Tuesday 14 February 2012

Lizard in a Woman's Skin (1971)

Before he became the idol of many a horror fan (and apparently the saviour of the  depressed Italian film industry in 1979) with ZOMBI 2, Lucio Fulci had carved a career for himself making all kinds of movies, including historical dramas (BEATRICE CENCI / PERVERSION STORY, about the Catholic church in 16th century Italy), comedies (THE EROTICIST / THE SENATOR LIKES WOMEN...DESPITE APPEARANCES AND PROVIDED THE NATION DOESN’T KNOW, about a senator with a Benny Hill-like uncontrollable urge to grab ladies’ bottoms) and giallos, of which LIZARD IN A WOMAN’S SKIN is one. 
After some groovy psychedelic music / atonal warped nonsense we launch straight into a weird acid dream featuring two naked ladies cavorting on bed while being watched by two blind hippies. One of the women, the rather characterless Florinda Bolkan, stabs the other three times and then gets all panicky before waking up in her psychiatrist's office to tell him all about that and a bit we've just seen where she runs down a railway carriage corridor filled with naked people. Rather than explain that she's in an Italian exploitation film, the psychiatrist tells her it's all because, family girl that she is, she's jealous of the girl who lives upstairs and her wild party lifestyle. Anyway, when the girl in question turns up actually dead, that's the cue for badly whistling and even more badly dubbed Stanley Baker (the film's in Italian, you see) to take on the case along with sidekick Alberto de Mendoza who could possibly be an alien who crash landed here at the beginning of time...oh sorry that's his role in HORROR EXPRESS in which the psychiatrist from this also happens to appear. Euro-horrors are sometimes their own blur of sleazy confusion that obviate the need for mind bending drugs, and how glad we should be for that. 
Anyway, back to the 'plot'. because there really isn't any. Flo's father is Leo Genn from Pete Walker’s DIE SCREAMING MARIANNE who gets so fed up with the nonsensical pointless story and the terrible way his own dubbing is working out that he kills himself. The pretty girl from Mario Bava’s FIVE DOLLS FOR AN AUGUST MOON gets her throat slashed, and despite Flo's claims the police continually reassure her that 'there are no red-haired hippies in the building'. They organise a hunt for one who eventually reveals the meaning of the title before they 'give him a lot of drugs and he confesses'. Here at the House of Mortal Cinema we’ve noticed a trend in the bizarrely titled giallos of the early seventies in that the title seems to have to be explained as late in the proceedings and bear as little relevance to the story as possible. Thus while Dario Argento can just about get away with THE BIRD WITH CRYSTAL PLUMAGE (late but relevant if absurd) and FOUR FLIES ON GREY VELVET (also late and daft but outweighed by the daft way in which said explanation is then used to identify the killer) Lucio Fulci wins for sheer complete and utter irrelevance with this and also with DON”T TORTURE A DUCKLING (of which more another time I’m sure).
LIZARD IN A WOMAN’S SKIN, despite its cracking title, is probably the least of Fulci’s giallos. The ending is rubbish, the plot is pointless, Florinda is terrible, both as an actress and a character, and there's not a drop of J&B to be seen. Despite that, the music score by Ennio Morricone is really pretty good, and if nothing else it gave the movie posters artists around the world an opportunity to go completely crazy, as evidenced by some of the work on display here. Despite the criticisms this isn’t at all bad if one is yearning for a dose of early seventies daftness, and probably a better bet than a film about a politician’s bottom-pinching antics.

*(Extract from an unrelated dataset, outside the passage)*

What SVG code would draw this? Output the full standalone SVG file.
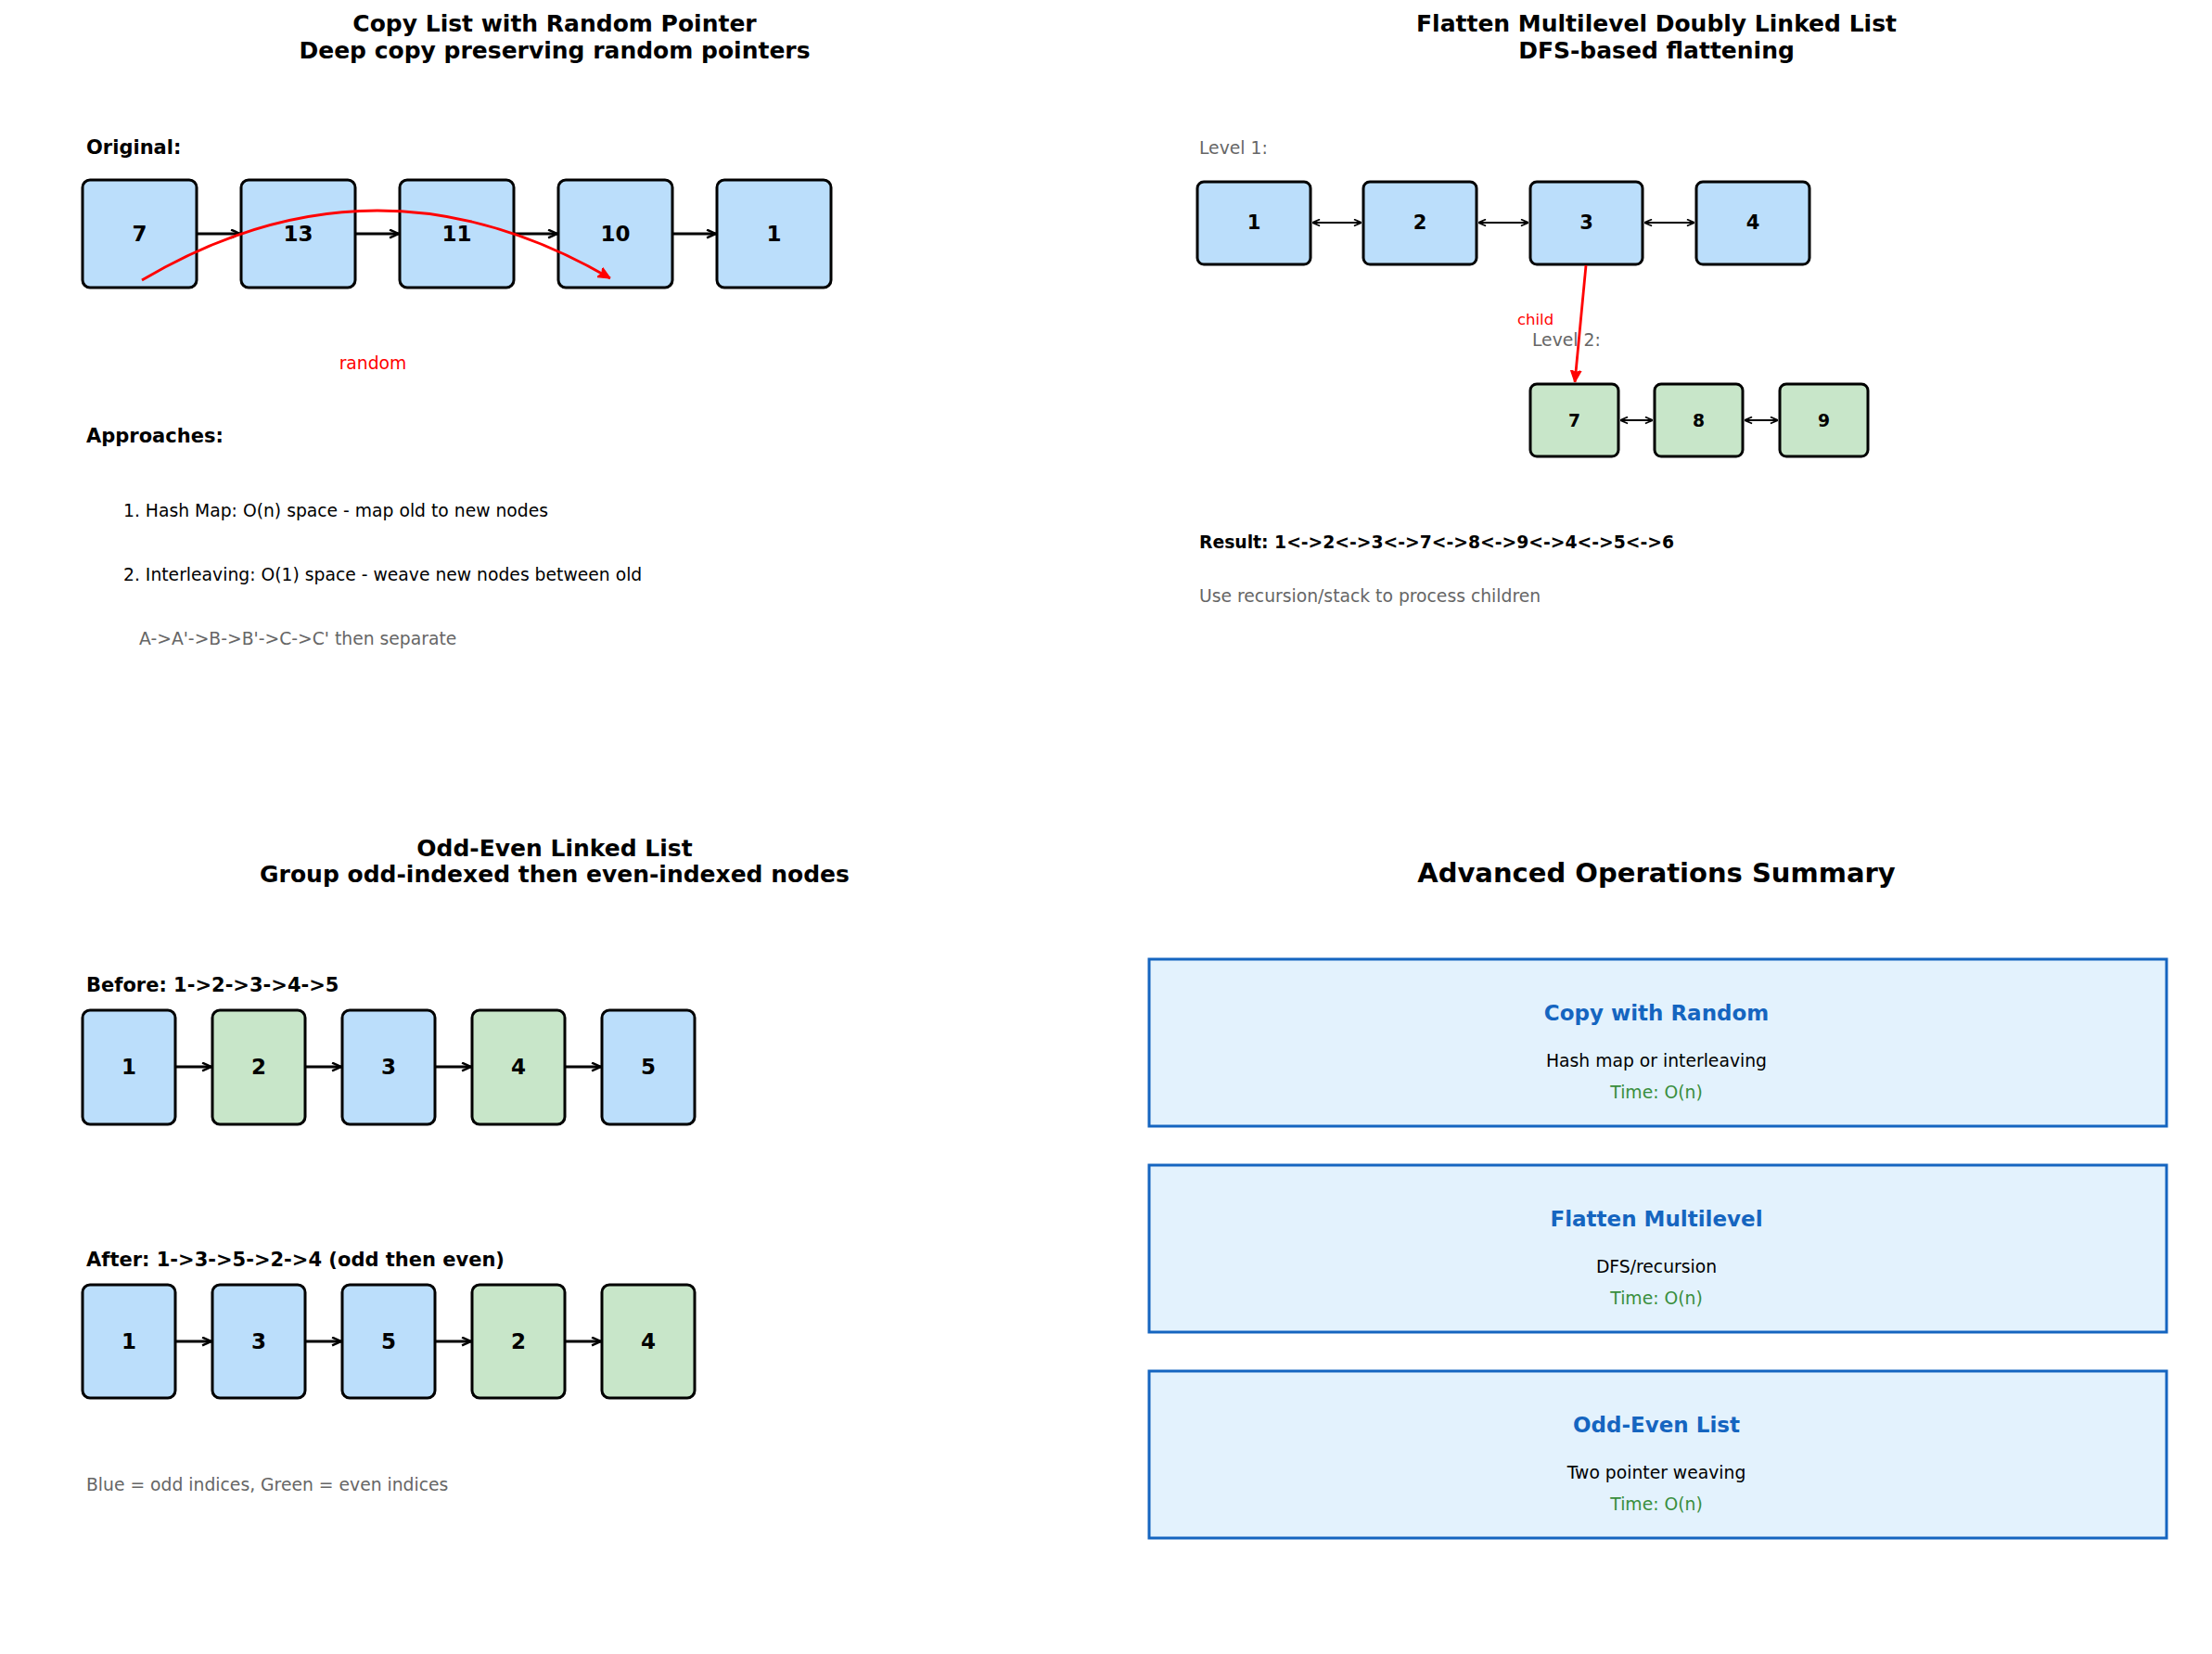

  1. This would make one hell of a remake in the hands of Bollywood (that's how we know the Mumbai-based Hindi film industry). Perhaps the Bhatt camp ("renowned" for their sleaze-oriented B-films) has already got the copyright or have got some one "inspired" sufficiently to produce an Indian version.

  2. Both this, and the previous movie (The Frozen Dead) are seemingly worth the price of admission for the titles alone.

  3. Riju, aren't quite a few Bollywood movies based on Western pictures without recourse to copyright? ;-> That seemed to be the case a few years back. Have things changed now?

    Ian - Don't be seduced by titles or you will be lost forever!

  4. Things like plagiarism never change, they only shed their skins and put on another name: inspiration (?!!).

  5. John, this is why I read your reviews. "Oh! That sounds like fun! I'll watch that tonight!" and then I remember you said "NO!!!!! DON'T!!!!" and so I avoid it, or watch it with the correct approach: how much fun can be had mocking it?